NYC Public School Parents Are Snow Day Wimps

blizzardThe NYC Public Schools are closed today, and city parents are expecting the rest of us to feel bad for them. Allow me to rub a little salt in their wounds. My kid went to school today. For once.

And the first thing I did this morning was get on Facebook to write out a thank-you to the snow gods. Happy dance! Listen, New York, I get it. You've been lucky. Today marks only the seventh time since 1978 that the NYC school system has been closed because of winter weather. Now let me explain what life is like for those of us out here in the real world.


The meteorologist starts warning that a storm is coming in. Our kids start war whooping and screaming SNOW DAY at the top of their longs. They refuse to do their homework because "Moooooom, I will have an extra day to do it."

Then comes the scrambling for the phone chain. Because now you have to figure out either: A. Someone to cover your shift at work so you can stay home with the little brats darlings or B. Someone to babysit. When both fail, you turn to your husband for the same conversation you always have:

"Honey, can you take a sick day tomorrow to stay home with the kids?"

"Sorry, honey, big project starts tomorrow. No can do. Why don't you stay home?"

"Because I called in sick LAST week when they were home. That's why. Can't they start that big project without you?"

Big sigh. "Can't your mother do it?"

You know what, forget it. That conversation is going nowhere. So you resort to the most logical and advanced method of solving this. Rock, paper, scissors. The loser goes to bed in a huff. No sex tonight, huh, honey?

Fast forward to the next morning. Your phone will ring at about, oh, 4:53 a.m., just as you finally hit your REM cycle after tossing and turning for four hours over the stress of calling the boss, yet again, for a day off because of snow. "Hello, this is an important message from Blah Blah Blah Central Schools. We're totally screwing you over cancelling school because someone threw an ice cube in the road. Have a nice day!"

Yes, I've heard "have a nice day" and "have a nice weekend." I know they're trying to be polite. I take it as a kick in the ribs (and I told the superintendent about that last week when I ran into him in town. He laughed).

Anyhoo. Half an hour later your actual alarm will go off. But it doesn't matter. You're already wide awake. And so are the kids. Because on a regular school day, they are a bear to pull out of bed. But on a snow day, they are bright-eyed and bushy-tailed. And hungry!

"No cereal this morning Mom. You're home, can't you make the pancakes with the chocolate chips? What do you mean you haven't had your coffee yet? Coffee, can we have coffee?"

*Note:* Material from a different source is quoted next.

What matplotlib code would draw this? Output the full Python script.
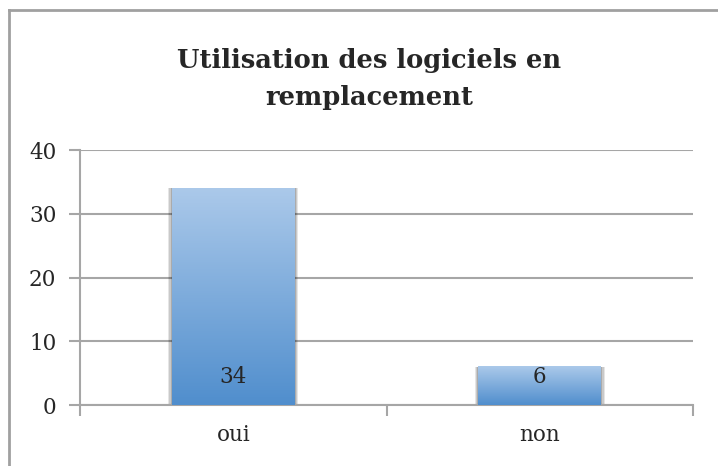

You will say no, but they will spend the remainder of the day bouncing off the walls as though they actually drank the whole pot on you (maybe that's why there was nothing in the carafe when you hit the bottom of the stairs?). They will alternate between demanding you allow them outside to play in the snow and whining that you actually asked them to carry the bag of ice melt out to the front steps and throw down one measly cup so the UPS man doesn't break his leg and sue you.

You will play every board game in the house and read every book on the top shelf. You will become intimate with the inner workings of every Phineas and Ferb project made this season. And you will collapse, exhausted on the couch.

At which point the phone will ring again. "Hello, this is an important message from Blah-bitty-blah Central School. We are cancelling school again tomorrow. To make up for it, your child will be GOING to school on that one Monday you actually took off from work because it was on the school calendar as a superintendent's conference day. You know, the one filled with all the kids' dentist appointments and sports physicals and trips to see great-granny at the nursing home. Have a nice day!"

So, parents of the NYC Public Schools, my apologies. I just don't give a rats patootie how hard you have it today. Do you?